By combining `tr` to a frequency list pipeline you get a **token frequency list**.

In practice, first print the file, then split the tokens one per line and finally, make a frequency list.

##Now, let's try this.

4. Make a token frequency list of the `cleaned.txt.gz` file.

In [None]:
# 4. Token frequency list

#First split the tokens one per line: tr ' ' '\n'
#then count the frequencies: sort | uniq -c | sort -n

! zcat cleaned.txt.gz | tr ' ' '\n' | sort | uniq -c | sort -rn | head -5

In [None]:
! cat outputfile.txt | sort | uniq -c | sort -rn | head -5

### Using `tr` to normalize

`tr` can be used to **normalize data**, i.e. changing or removing tokens so that same words are recognized as the same, i.e. that e.g.,
  
    cat
    Cat
    cat.
    CAT
    cat,

are recognized as the same word (cat).

With `tr` we can

* **normalize letters** from upper case to lower case (i.e. replace any upper case letter with a lower case letter):

  `tr '[:upper:]' '[:lower:]'`
  
* **delete numbers** (i.e. replace any number `[0-9]` with a whitespace):

  `tr '[0-9]' ' '`
* **delete punctuation** (i.e. replace any punctuation `[:punct:]` with a whitespace):

  `tr '[:punct:]' ' '`


##Let's practice these.

In the `cleaned.txt.gz` file

5. **normalize** the text,
6. delete the **numbers** and
7. delete the **punctuation**.


In [None]:
#Start by checking the file contents

! zcat cleaned.txt.gz | head -10

In [None]:
#5. Normalize - replace upper case with lower case.

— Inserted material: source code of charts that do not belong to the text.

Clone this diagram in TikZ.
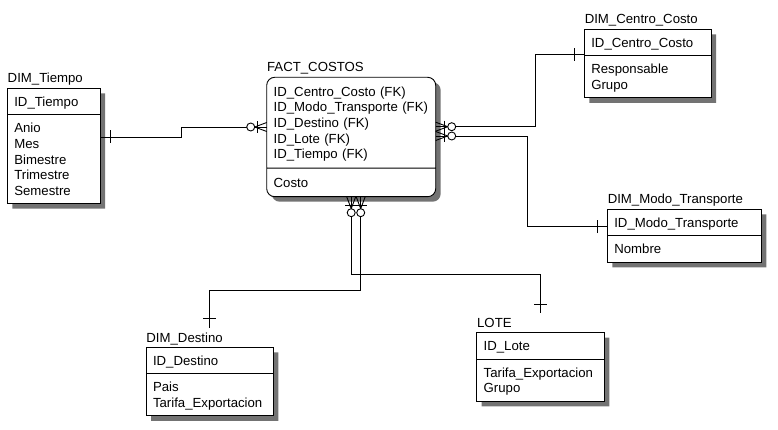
\documentclass[tikz,border=0pt]{standalone}
\usepackage{fontspec}
\setmainfont{Liberation Sans}
\usetikzlibrary{shapes.multipart,shadows}

\newcommand\rowstrut{\rule[-3pt]{0pt}{15.6pt}}

\tikzset{
  entity/.style={rectangle split, rectangle split parts=2, draw, fill=white,
    anchor=north west, text width=#1, align=left, inner xsep=7pt, inner ysep=5pt,
    outer sep=0pt, font=\fontsize{13.2}{15.6}\selectfont,
    drop shadow={shadow xshift=5pt, shadow yshift=-5pt, fill=black!55, opacity=1}},
  title/.style={anchor=base west, inner xsep=0pt, inner ysep=4.4pt,
    font=\fontsize{13.2}{15.6}\selectfont},
  one/.pic={\draw (#1,-6.5) -- (#1,6.5);},
  many/.pic={
    \draw (0,-4.5) -- (12,0) -- (0,4.5);
    \draw (9,-6) -- (9,6);
    \draw[fill=white] (16,0) circle[radius=4];}
}

\begin{document}
\begin{tikzpicture}[x=1pt,y=-1pt,line width=0.9pt]
\useasboundingbox (0,0) rectangle (778,430);

% the tables
\node[entity=155pt, rounded corners=8pt, inner ysep=6pt] (fact) at (266.7,77.3)
  {ID\_Centro\_Costo (FK)\rowstrut\\ ID\_Modo\_Transporte~(FK)\rowstrut\\ ID\_Destino (FK)\rowstrut\\
   ID\_Lote (FK)\rowstrut\\ ID\_Tiempo (FK)\rowstrut
   \nodepart{two} Costo\rowstrut};
\node[entity=78.7pt] (tiempo) at (7.3,88.3)
  {ID\_Tiempo\rowstrut
   \nodepart{two} Anio\rowstrut\\ Mes\rowstrut\\ Bimestre\rowstrut\\ Trimestre\rowstrut\\ Semestre\rowstrut};
\node[entity=112.7pt] (centro) at (584.3,29.3)
  {ID\_Centro\_Costo\rowstrut
   \nodepart{two} Responsable\rowstrut\\ Grupo\rowstrut};
\node[entity=140pt] (modo) at (607.3,209.3)
  {ID\_Modo\_Transporte\rowstrut
   \nodepart{two} Nombre\rowstrut};
\node[entity=113.3pt] (destino) at (146,347.3)
  {ID\_Destino\rowstrut
   \nodepart{two} Pais\rowstrut\\ Tarifa\_Exportacion\rowstrut};
\node[entity=113.6pt] (lote) at (476.7,332.7)
  {ID\_Lote\rowstrut
   \nodepart{two} Tarifa\_Exportacion\rowstrut\\ Grupo\rowstrut};

% the table names
\node[title] (fact-t) at ([yshift=5.3pt]fact.north west) {FACT\_COSTOS};
\node[title] (tiempo-t) at ([yshift=5.3pt]tiempo.north west) {DIM\_Tiempo};
\node[title] (centro-t) at ([yshift=5.3pt]centro.north west) {DIM\_Centro\_Costo};
\node[title] (modo-t) at ([yshift=5.3pt]modo.north west) {DIM\_Modo\_Transporte};
\node[title] (destino-t) at ([yshift=5.3pt]destino.north west) {DIM\_Destino};
\node[title] (lote-t) at ([yshift=5.3pt]lote.north west) {LOTE};

% the relationships
\draw (tiempo.east |- 0,137) -| (181.5,127) -- (fact.west |- 0,127);
\draw (fact.east |- 0,126.7) -| (535.3,54.5) -- (centro.west |- 0,54.5);
\draw (fact.east |- 0,136) -| (527.3,226.7) -- (modo.west |- 0,226.7);
\draw (fact.south) -- (fact.south |- 0,274.3) -| (lote.north |- lote-t.north);
\draw ([xshift=9.5pt]fact.south) -- ([xshift=9.5pt]fact.south |- 0,290) -| (destino.north |- destino-t.north);

% the ends
\pic[rotate=180] at (fact.west |- 0,127) {many};
\pic at (fact.east |- 0,126.7) {many};
\pic at (fact.east |- 0,136) {many};
\pic[rotate=-90] at (fact.south) {many};
\pic[rotate=-90] at ([xshift=9.5pt]fact.south) {many};
\pic at (tiempo.east |- 0,137) {one=10.5};
\pic[rotate=180] at (centro.west |- 0,54.5) {one=10};
\pic[rotate=180] at (modo.west |- 0,226.7) {one=10};
\pic[rotate=90] at (lote.north |- lote-t.north) {one=9};
\pic[rotate=90] at (destino.north |- destino-t.north) {one=9};
\end{tikzpicture}
\end{document}
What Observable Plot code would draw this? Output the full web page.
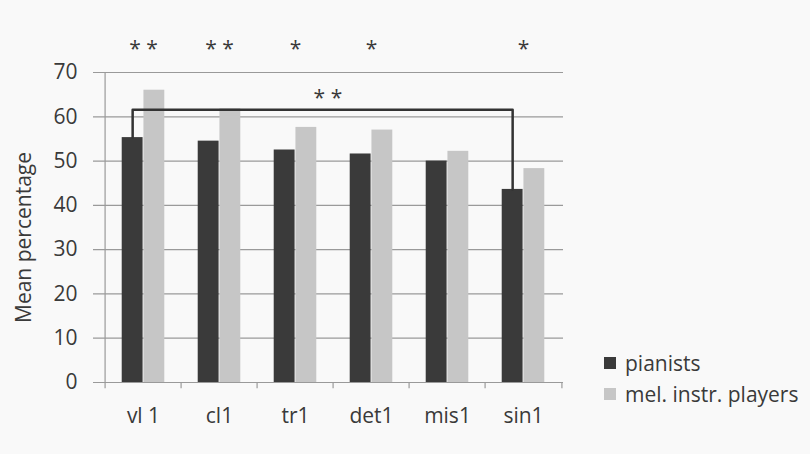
<!DOCTYPE html>
<html><head><meta charset="utf-8">
<script src="https://cdn.jsdelivr.net/npm/d3@7"></script>
<script src="https://cdn.jsdelivr.net/npm/@observablehq/plot@0.6"></script>
<style>
html,body{margin:0;padding:0;background:#f9f9f9;}
#wrap{position:relative;width:810px;height:454px;overflow:hidden;}
.legend{position:absolute;left:604px;top:347px;font-family:"Open Sans",sans-serif;font-size:21px;color:#3a3a3a;line-height:30px;}
.item{display:flex;align-items:center;height:31px;white-space:nowrap;}
.sw{width:12px;height:12px;margin-right:9px;flex:none;}
</style></head><body><div id="wrap"></div>
<script>
const categories = ["vl 1", "cl1", "tr1", "det1", "mis1", "sin1"];
const pianists = [55.3, 54.5, 52.5, 51.6, 50.0, 43.6];
const melodic = [66.0, 61.8, 57.6, 57.0, 52.2, 48.3];
const seriesNames = ["pianists", "mel. instr. players"];
const groupStars = ["* *", "* *", "*", "*", "", "*"];
const yTicks = [0, 10, 20, 30, 40, 50, 60, 70];
const bracketFrom = "vl 1";
const bracketTo = "sin1";
const bracketLevel = 61.6;
const bracketStars = "* *";
const starLevel = 75.2;
const bracketStarLevel = 64.1;

const colors = ["#3a3a3a", "#c6c6c6"];
const ink = "#3a3a3a";
const gridColor = "#9a9a9a";
const font = "'Open Sans', sans-serif";

const W = 810, H = 454, mL = 102, mR = 247, mT = 72, mB = 72;
const step = (W - mL - mR) / categories.length;
const barW = 21.7;
const gap = (step - 2 * barW) / 2;

const pData = categories.map((c, i) => ({cat: c, value: pianists[i]}));
const mData = categories.map((c, i) => ({cat: c, value: melodic[i]}));
const starData = categories.map((c, i) => ({cat: c, text: groupStars[i], y: starLevel}));
const iFrom = categories.indexOf(bracketFrom), iTo = categories.indexOf(bracketTo);
const bracket = [
  {x: bracketFrom, y: pianists[iFrom]},
  {x: bracketFrom, y: bracketLevel},
  {x: bracketTo, y: bracketLevel},
  {x: bracketTo, y: pianists[iTo]}
];
const bracketLabel = [{x: categories[2], y: bracketStarLevel, text: bracketStars}];
const pCenterOffset = gap + barW / 2 - step / 2;

const chart = Plot.plot({
  width: W, height: H,
  marginLeft: mL, marginRight: mR, marginTop: mT, marginBottom: mB,
  style: {fontFamily: font, fontSize: "21px", color: ink, background: "#f9f9f9", overflow: "visible"},
  x: {domain: categories, padding: 0, axis: null},
  y: {domain: [0, 70], axis: null},
  marks: [
    Plot.ruleY(yTicks, {y: d => d, stroke: gridColor, strokeWidth: 1.2, insetLeft: -9}),
    Plot.ruleX([categories[0]], {x: d => d, dx: -step / 2, y1: 0, y2: 70, stroke: gridColor, strokeWidth: 1.2}),
    Plot.ruleX(categories, {x: d => d, dx: -step / 2, y1: 0, y2: -1.4, stroke: gridColor, strokeWidth: 1.2}),
    Plot.ruleX([categories[categories.length - 1]], {x: d => d, dx: step / 2, y1: 0, y2: -1.4, stroke: gridColor, strokeWidth: 1.2}),
    Plot.barY(pData, {x: "cat", y: "value", fill: colors[0], insetLeft: gap, insetRight: gap + barW}),
    Plot.barY(mData, {x: "cat", y: "value", fill: colors[1], insetLeft: gap + barW, insetRight: gap}),
    Plot.line(bracket, {x: "x", y: "y", dx: pCenterOffset, stroke: "#333", strokeWidth: 2.5}),
    Plot.axisY({ticks: yTicks, tickSize: 0, tickPadding: 25, label: null, fill: ink, fontSize: 21}),
    Plot.axisX({tickSize: 0, tickPadding: 26, label: null, fill: ink, fontSize: 21}),
    Plot.text(starData, {x: "cat", y: "y", text: "text", fill: ink, fontSize: 21}),
    Plot.text(bracketLabel, {x: "x", y: "y", text: "text", dx: step / 2 - 6, fill: ink, fontSize: 21}),
    Plot.text(["Mean percentage"], {frameAnchor: "left", textAnchor: "middle", dx: -78, dy: 10, rotate: -90, text: d => d, fill: ink, fontSize: 21})
  ]
});

const wrap = document.getElementById("wrap");
wrap.appendChild(chart);
const legend = document.createElement("div");
legend.className = "legend";
seriesNames.forEach((name, i) => {
  const item = document.createElement("div");
  item.className = "item";
  const sw = document.createElement("span");
  sw.className = "sw";
  sw.style.background = colors[i];
  const t = document.createElement("span");
  t.textContent = name;
  item.appendChild(sw);
  item.appendChild(t);
  legend.appendChild(item);
});
wrap.appendChild(legend);
</script>
</body></html>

! zcat cleaned.txt.gz  | tr '[:upper:]' '[:lower:]' | head -20

In [None]:
#6. Delete numbers.

! zcat cleaned.txt.gz  | tr '[0-9]' ' ' | head -20

In [None]:
#7. Delete punctuation.

! zcat cleaned.txt.gz  | tr '[:punct:]' ' ' | head -20

**Note** that the `tr` command **replaces with white space**, and if you have e.g. a year with 4 digits, you get 4 extra white spaces. This leads to empty lines in e.g. frequency lists, but the empty lines can be removed by grepping them.

We can **combine** all these to make a cleaned and normalized frequency list.

##Next, continuing with the file `cleaned.txt.gz`

8. a) delete punctuation and numbers, and normalize to lower case
      
    b) transform to string-per-line format (i.e. word per line)
    
    c) make a frequency list of the lines

In [None]:
#8. a) Clean and normalize the data

! zcat cleaned.txt.gz  | tr '[:punct:]' ' ' | tr '[0-9]' ' ' | tr '[:upper:]' '[:lower:]' | head

In [None]:
#8. b) Transform to string/token per line

#N.B. The empty lines!

! zcat cleaned.txt.gz  | tr '[:punct:]' ' ' | tr '[0-9]' ' ' | tr '[:upper:]' '[:lower:]' | tr ' ' '\n' | head

In [None]:
#8. c) Make a frequency list

#N.B. The most frequent item is an empty line.

! zcat cleaned.txt.gz  | tr '[:punct:]' ' ' | tr '[0-9]' ' ' | tr '[:upper:]' '[:lower:]' | tr ' ' '\n' | sort | uniq -c | sort -rn | head -10

In [None]:
# To get a frequency list without empty lines we need to remove them

#egrep -v "^$": print lines that do not match ^$ (i.e. print lines that are not empty)

! zcat cleaned.txt.gz  | tr '[:punct:]' ' ' | tr '[0-9]' ' ' | tr '[:upper:]' '[:lower:]' | tr ' ' '\n' | egrep -v "^$"| sort | uniq -c | sort -rn  | head -20

In [None]:
! zcat cleaned.txt.gz  | tr '[:punct:]' ' ' | tr '[0-9]' ' ' | tr '[:upper:]' '[:lower:]' | tr ' ' '\n' | egrep -v "^$"| sort | uniq -c | sort -rn | egrep "^the"

### Time out!

**New  commands**

`git clone`

`gzip`

`zcat`

`tr`

**Wildcards** for matching larger groups of characters

`[:punct:]`

`[0-9]`

`[:upper:]`

`[:lower:]`

(**N.B.** [:punct:] matches **most** punctuation marks, so even if you replace [:punct:] with something else, you might still find some (more specific/unusual) punctuation marks in your data)




##Exercise 3

#### **Recap**

Let's count the most frequent words of one text class from the CORE corpus, *NA*.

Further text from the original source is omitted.